Goal of the exercise:
All of the lines below are to be printed again exactly; images are excluded from the output.

Data provided:
......
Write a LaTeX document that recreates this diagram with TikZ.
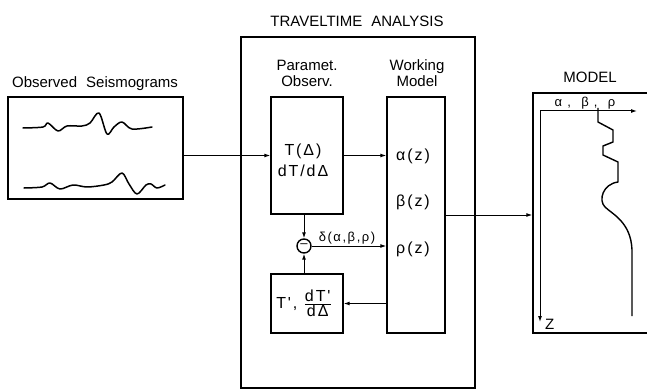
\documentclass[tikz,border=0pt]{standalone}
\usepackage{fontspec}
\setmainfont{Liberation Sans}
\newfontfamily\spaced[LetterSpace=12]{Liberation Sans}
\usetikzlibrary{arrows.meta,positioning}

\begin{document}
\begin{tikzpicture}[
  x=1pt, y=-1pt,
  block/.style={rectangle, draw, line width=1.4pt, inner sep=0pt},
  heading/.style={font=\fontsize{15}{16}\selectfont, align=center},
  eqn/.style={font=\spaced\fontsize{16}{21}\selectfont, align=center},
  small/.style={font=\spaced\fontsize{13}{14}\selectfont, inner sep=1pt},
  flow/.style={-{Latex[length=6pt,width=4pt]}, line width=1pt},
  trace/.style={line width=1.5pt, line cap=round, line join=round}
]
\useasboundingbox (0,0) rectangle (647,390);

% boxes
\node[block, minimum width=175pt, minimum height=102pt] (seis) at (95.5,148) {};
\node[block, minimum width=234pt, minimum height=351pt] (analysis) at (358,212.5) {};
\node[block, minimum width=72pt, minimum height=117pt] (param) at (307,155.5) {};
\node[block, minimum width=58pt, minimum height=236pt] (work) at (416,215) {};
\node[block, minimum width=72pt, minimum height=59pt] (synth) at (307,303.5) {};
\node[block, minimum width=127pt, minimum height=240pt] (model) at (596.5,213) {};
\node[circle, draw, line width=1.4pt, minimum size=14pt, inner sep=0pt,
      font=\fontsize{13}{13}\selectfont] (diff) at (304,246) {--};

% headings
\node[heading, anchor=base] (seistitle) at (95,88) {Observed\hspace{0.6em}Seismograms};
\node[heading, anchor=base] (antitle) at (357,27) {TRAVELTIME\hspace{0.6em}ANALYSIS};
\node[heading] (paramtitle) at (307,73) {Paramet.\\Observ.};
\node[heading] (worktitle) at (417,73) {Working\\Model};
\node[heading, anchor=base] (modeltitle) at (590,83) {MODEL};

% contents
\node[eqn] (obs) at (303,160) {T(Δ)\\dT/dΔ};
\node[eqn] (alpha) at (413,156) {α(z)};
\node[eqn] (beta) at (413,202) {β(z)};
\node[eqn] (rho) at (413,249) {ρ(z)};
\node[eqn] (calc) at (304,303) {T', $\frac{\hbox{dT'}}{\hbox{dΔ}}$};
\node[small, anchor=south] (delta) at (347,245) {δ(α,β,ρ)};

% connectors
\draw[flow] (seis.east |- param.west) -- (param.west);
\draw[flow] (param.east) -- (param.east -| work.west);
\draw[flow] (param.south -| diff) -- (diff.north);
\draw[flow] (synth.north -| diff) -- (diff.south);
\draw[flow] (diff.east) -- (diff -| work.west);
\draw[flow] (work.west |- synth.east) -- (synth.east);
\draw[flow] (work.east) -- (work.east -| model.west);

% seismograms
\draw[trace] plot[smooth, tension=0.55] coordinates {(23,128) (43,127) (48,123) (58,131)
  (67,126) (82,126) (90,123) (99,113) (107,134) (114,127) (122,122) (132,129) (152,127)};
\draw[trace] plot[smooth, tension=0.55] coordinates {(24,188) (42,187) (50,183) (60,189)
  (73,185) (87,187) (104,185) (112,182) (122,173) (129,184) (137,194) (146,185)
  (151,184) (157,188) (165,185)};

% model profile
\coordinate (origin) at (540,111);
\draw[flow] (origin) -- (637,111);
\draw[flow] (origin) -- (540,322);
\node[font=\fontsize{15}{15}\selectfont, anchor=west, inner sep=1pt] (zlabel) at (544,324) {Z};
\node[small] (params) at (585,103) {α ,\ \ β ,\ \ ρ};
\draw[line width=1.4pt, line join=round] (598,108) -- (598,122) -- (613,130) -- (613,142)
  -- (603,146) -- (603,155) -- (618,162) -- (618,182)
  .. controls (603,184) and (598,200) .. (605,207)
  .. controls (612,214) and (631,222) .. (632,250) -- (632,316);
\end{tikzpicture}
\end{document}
......
Solution to the problem:
Write a LaTeX document that recreates this diagram with TikZ.
\documentclass[tikz,border=0pt]{standalone}
\usepackage{fontspec}
\setmainfont{Liberation Sans}
\newfontfamily\spaced[LetterSpace=12]{Liberation Sans}
\usetikzlibrary{arrows.meta,positioning}

\begin{document}
\begin{tikzpicture}[
  x=1pt, y=-1pt,
  block/.style={rectangle, draw, line width=1.4pt, inner sep=0pt},
  heading/.style={font=\fontsize{15}{16}\selectfont, align=center},
  eqn/.style={font=\spaced\fontsize{16}{21}\selectfont, align=center},
  small/.style={font=\spaced\fontsize{13}{14}\selectfont, inner sep=1pt},
  flow/.style={-{Latex[length=6pt,width=4pt]}, line width=1pt},
  trace/.style={line width=1.5pt, line cap=round, line join=round}
]
\useasboundingbox (0,0) rectangle (647,390);

% boxes
\node[block, minimum width=175pt, minimum height=102pt] (seis) at (95.5,148) {};
\node[block, minimum width=234pt, minimum height=351pt] (analysis) at (358,212.5) {};
\node[block, minimum width=72pt, minimum height=117pt] (param) at (307,155.5) {};
\node[block, minimum width=58pt, minimum height=236pt] (work) at (416,215) {};
\node[block, minimum width=72pt, minimum height=59pt] (synth) at (307,303.5) {};
\node[block, minimum width=127pt, minimum height=240pt] (model) at (596.5,213) {};
\node[circle, draw, line width=1.4pt, minimum size=14pt, inner sep=0pt,
      font=\fontsize{13}{13}\selectfont] (diff) at (304,246) {--};

% headings
\node[heading, anchor=base] (seistitle) at (95,88) {Observed\hspace{0.6em}Seismograms};
\node[heading, anchor=base] (antitle) at (357,27) {TRAVELTIME\hspace{0.6em}ANALYSIS};
\node[heading] (paramtitle) at (307,73) {Paramet.\\Observ.};
\node[heading] (worktitle) at (417,73) {Working\\Model};
\node[heading, anchor=base] (modeltitle) at (590,83) {MODEL};

% contents
\node[eqn] (obs) at (303,160) {T(Δ)\\dT/dΔ};
\node[eqn] (alpha) at (413,156) {α(z)};
\node[eqn] (beta) at (413,202) {β(z)};
\node[eqn] (rho) at (413,249) {ρ(z)};
\node[eqn] (calc) at (304,303) {T', $\frac{\hbox{dT'}}{\hbox{dΔ}}$};
\node[small, anchor=south] (delta) at (347,245) {δ(α,β,ρ)};

% connectors
\draw[flow] (seis.east |- param.west) -- (param.west);
\draw[flow] (param.east) -- (param.east -| work.west);
\draw[flow] (param.south -| diff) -- (diff.north);
\draw[flow] (synth.north -| diff) -- (diff.south);
\draw[flow] (diff.east) -- (diff -| work.west);
\draw[flow] (work.west |- synth.east) -- (synth.east);
\draw[flow] (work.east) -- (work.east -| model.west);

% seismograms
\draw[trace] plot[smooth, tension=0.55] coordinates {(23,128) (43,127) (48,123) (58,131)
  (67,126) (82,126) (90,123) (99,113) (107,134) (114,127) (122,122) (132,129) (152,127)};
\draw[trace] plot[smooth, tension=0.55] coordinates {(24,188) (42,187) (50,183) (60,189)
  (73,185) (87,187) (104,185) (112,182) (122,173) (129,184) (137,194) (146,185)
  (151,184) (157,188) (165,185)};

% model profile
\coordinate (origin) at (540,111);
\draw[flow] (origin) -- (637,111);
\draw[flow] (origin) -- (540,322);
\node[font=\fontsize{15}{15}\selectfont, anchor=west, inner sep=1pt] (zlabel) at (544,324) {Z};
\node[small] (params) at (585,103) {α ,\ \ β ,\ \ ρ};
\draw[line width=1.4pt, line join=round] (598,108) -- (598,122) -- (613,130) -- (613,142)
  -- (603,146) -- (603,155) -- (618,162) -- (618,182)
  .. controls (603,184) and (598,200) .. (605,207)
  .. controls (612,214) and (631,222) .. (632,250) -- (632,316);
\end{tikzpicture}
\end{document}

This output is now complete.